Se multiplican las compras a crédito y se calientan los objetos esenciales que
porta cada cual: las tarjetas de débito y crédito. De ahí resulta la expansión
de los endeudados, que cumple, entre otras funciones, el imponderable cometido
de debilitar la autonomía de los múltiples endeudados. El sujeto endeudado es la
obra de arte más relevante del sistema.
El Black
Friday representa un excedente de la presión sobre un consumidor debilitado por
los poderes comerciales, que gobiernan sus reflexiones e hiperestimulan sus
emociones. Sus decisiones son el resultado de la acción concertada de estas
poderosas maquinarias que formatean lo que Foucault denomina como “gobierno de
sí”. También constituye un elocuente indicador de la conciencia colectiva,
determinada por las industrias del imaginario y las corporaciones globales. En
el curso de mi vida, he podido constatar el debilitamiento, hasta la fáctica
extinción a día de hoy, de la resistencia a las instituciones de la compra, en
los últimos tiempos devenidas, en una gran parte, en productoras de servicios y
bienes inmateriales.
Recuerdo que,
en las clases en la universidad, señalaba que uno de los cambios más decisivos
del final del siglo XX era la reformulación de los aparatos comerciales en las
emergentes sociedades postmediáticas.
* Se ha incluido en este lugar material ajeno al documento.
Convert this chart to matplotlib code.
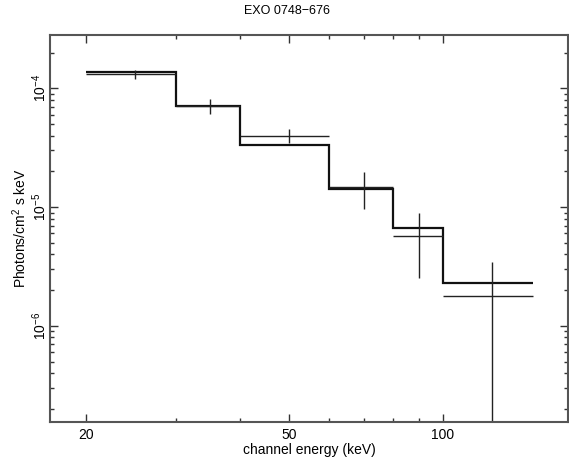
import matplotlib
matplotlib.use("Agg")
import matplotlib.pyplot as plt
import numpy as np

# Data
edges = [20, 30, 40, 60, 80, 100, 150]
centers = [25, 35, 50, 70, 90, 125]
model = [1.38e-4, 7.1e-5, 3.35e-5, 1.41e-5, 6.7e-6, 2.3e-6]
data = [1.31e-4, 7.15e-5, 4.0e-5, 1.48e-5, 5.7e-6, 1.8e-6]
err = [1.1e-5, 1.05e-5, 5.5e-6, 5.1e-6, 3.15e-6, 1.65e-6]
xticks = [20, 50, 100]
xticklabels = ["20", "50", "100"]
yticks = [1e-6, 1e-5, 1e-4]
yticklabels = [r"$10^{-6}$", r"$10^{-5}$", r"$10^{-4}$"]

plt.rcParams['font.family'] = ['Liberation Sans', 'DejaVu Sans']
plt.rcParams['mathtext.fontset'] = 'custom'
plt.rcParams['mathtext.rm'] = 'Liberation Sans'
plt.rcParams['mathtext.it'] = 'Liberation Sans'

fig = plt.figure(figsize=(5.69, 4.62), dpi=100)
ax = fig.add_axes([50/569, 40/462, 518/569, 387/462])

ax.set_xscale('log')
ax.set_yscale('log')
ax.set_xlim(17.0, 176)
ax.set_ylim(1.555e-7, 2.81e-4)

lefts = np.array(edges[:-1])
rights = np.array(edges[1:])
cx = np.array(centers)
xerr = [cx - lefts, rights - cx]

ax.errorbar(centers, data, xerr=xerr, yerr=err, fmt='none',
            ecolor='#222222', elinewidth=1.0, capsize=0)
ax.stairs(model, edges, color='#111111', linewidth=1.6, baseline=None)

ax.set_xticks(xticks)
ax.set_xticklabels(xticklabels)
ax.xaxis.set_minor_locator(matplotlib.ticker.FixedLocator([30, 40, 60, 70, 80, 90]))
ax.xaxis.set_minor_formatter(matplotlib.ticker.NullFormatter())
ax.set_yticks(yticks)
ax.set_yticklabels(yticklabels, rotation=90, va='center')
ax.yaxis.set_minor_locator(matplotlib.ticker.LogLocator(base=10, subs=np.arange(2, 10), numticks=20))
ax.yaxis.set_minor_formatter(matplotlib.ticker.NullFormatter())

ax.tick_params(which='both', direction='in', top=True, right=True,
               color='#333333', labelsize=10, width=1.0)
ax.tick_params(which='major', length=6)
ax.tick_params(which='minor', length=3)
ax.tick_params(axis='x', which='major', pad=4)
ax.tick_params(axis='y', which='major', pad=1)

for s in ax.spines.values():
    s.set_color('#555555')
    s.set_linewidth(1.5)

ax.set_xlabel("channel energy (keV)", fontsize=10, labelpad=1)
ax.set_ylabel(r"Photons/cm$^2$ s keV", fontsize=10, labelpad=1)
fig.text(287/569, 1 - 11/462, "EXO 0748\u2212676", ha='center', va='center', fontsize=9)

fig.savefig("out.png", dpi=100)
Esta gran mutación, se materializa en la
extinción de un modo de compraventa en el que el vendedor tiene que buscar al
comprador y persuadirlo cara a cara. La apoteosis de la expansión de internet,
asociada con la prodigiosa transformación de la individualización de las
pantallas, derivada de la generalización total del smartphone, ha propiciado la
inversión de la compra. Ahora es el comprador quien busca compulsivamente a un
vendedor que transfiere su persuasión a los soportes de su comunicación. De
esta forma se configura lo que Bifo denomina como “capitalismo semiológico”.